Remember that Belloc was writing in the 1930's, so he was thinking of Bismarck's nineteenth century Kulturkampf and of World War I, etc.

Belloc contrasts the situation of Calvinists in France with that of Catholics in England:

In that very lifetime which saw priests butchered in England after the cruel fashion for which the Puritans were openly responsible during their period of power, Calvinism in Catholic France was perfectly free. It had no martyrs and suffered no persecution. Although its followers were a minority among the French people they were a considerable proportion of the wealthy class, and it was from them that the anti-Catholic feeling among the French gradually developed. Their influence did not take the form of converting any further numbers to Calvinism, but of familiarising masses of Frenchmen with a dislike of the Catholic Church; so that at long last, after ferment had been at work for a couple of centuries, the whole nation was divided upon the issue — and remains violently so divided to this day. This religious division is the principal source of French weakness at the present time. [The 1930s]

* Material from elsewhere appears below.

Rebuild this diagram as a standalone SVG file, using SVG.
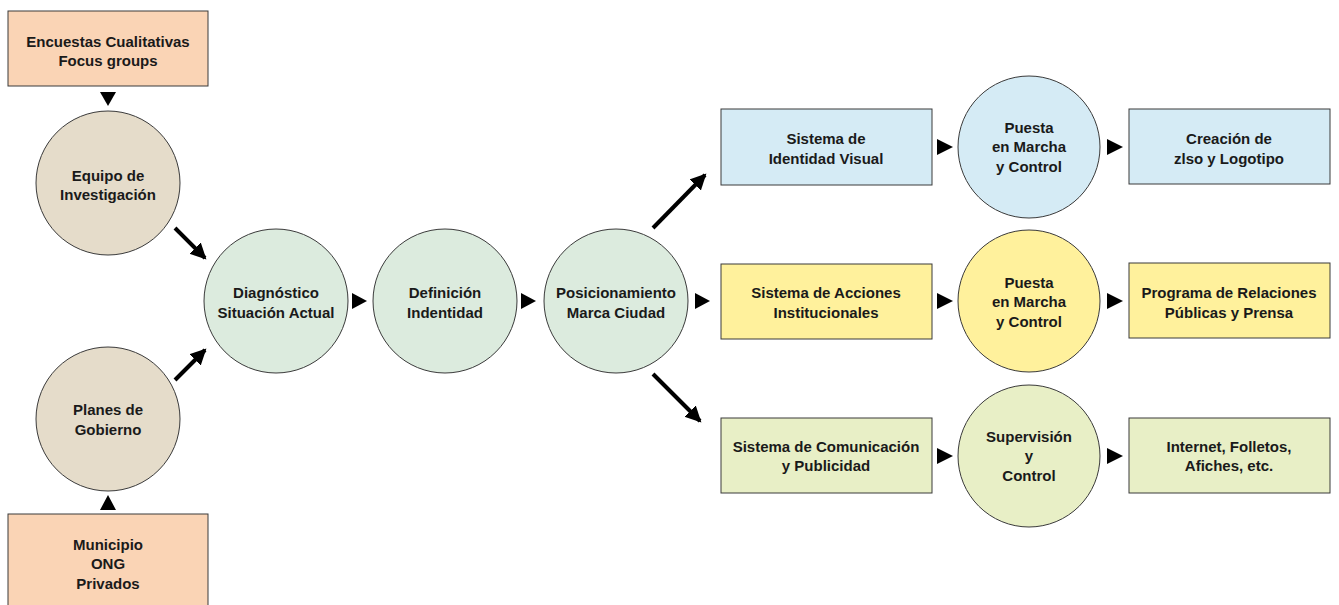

Belloc calls Richelieu, "the first of that long line of public men from his day to ours to treat religious difference as a private matter, and to believe that one can have a united country without unity of religion."

After contending with the threat of the Holy Roman Empire to French unity and power and avoiding greater problems when Gustavus Adolphus was almost too successful, Richelieu had to contend with Spanish power. 

Belloc concludes:

Richelieu died in 1642, having seen all his schemes come to success. They came late. He could not be certain of his triumph until the very last years of his life. Even as his last sickness was upon him, when he was a dying man, it still looked as though the Spaniards in the South might be too strong for the French, although their attack from Belgium had been defeated. But by the actual moment of bis death Richelieu knew that he had conquered everywhere. What he did not know (but what the Pope of the day foresaw rather vaguely) was that the triumph of the French Cardinal meant also the permanent establishment of Protestant power in Europe.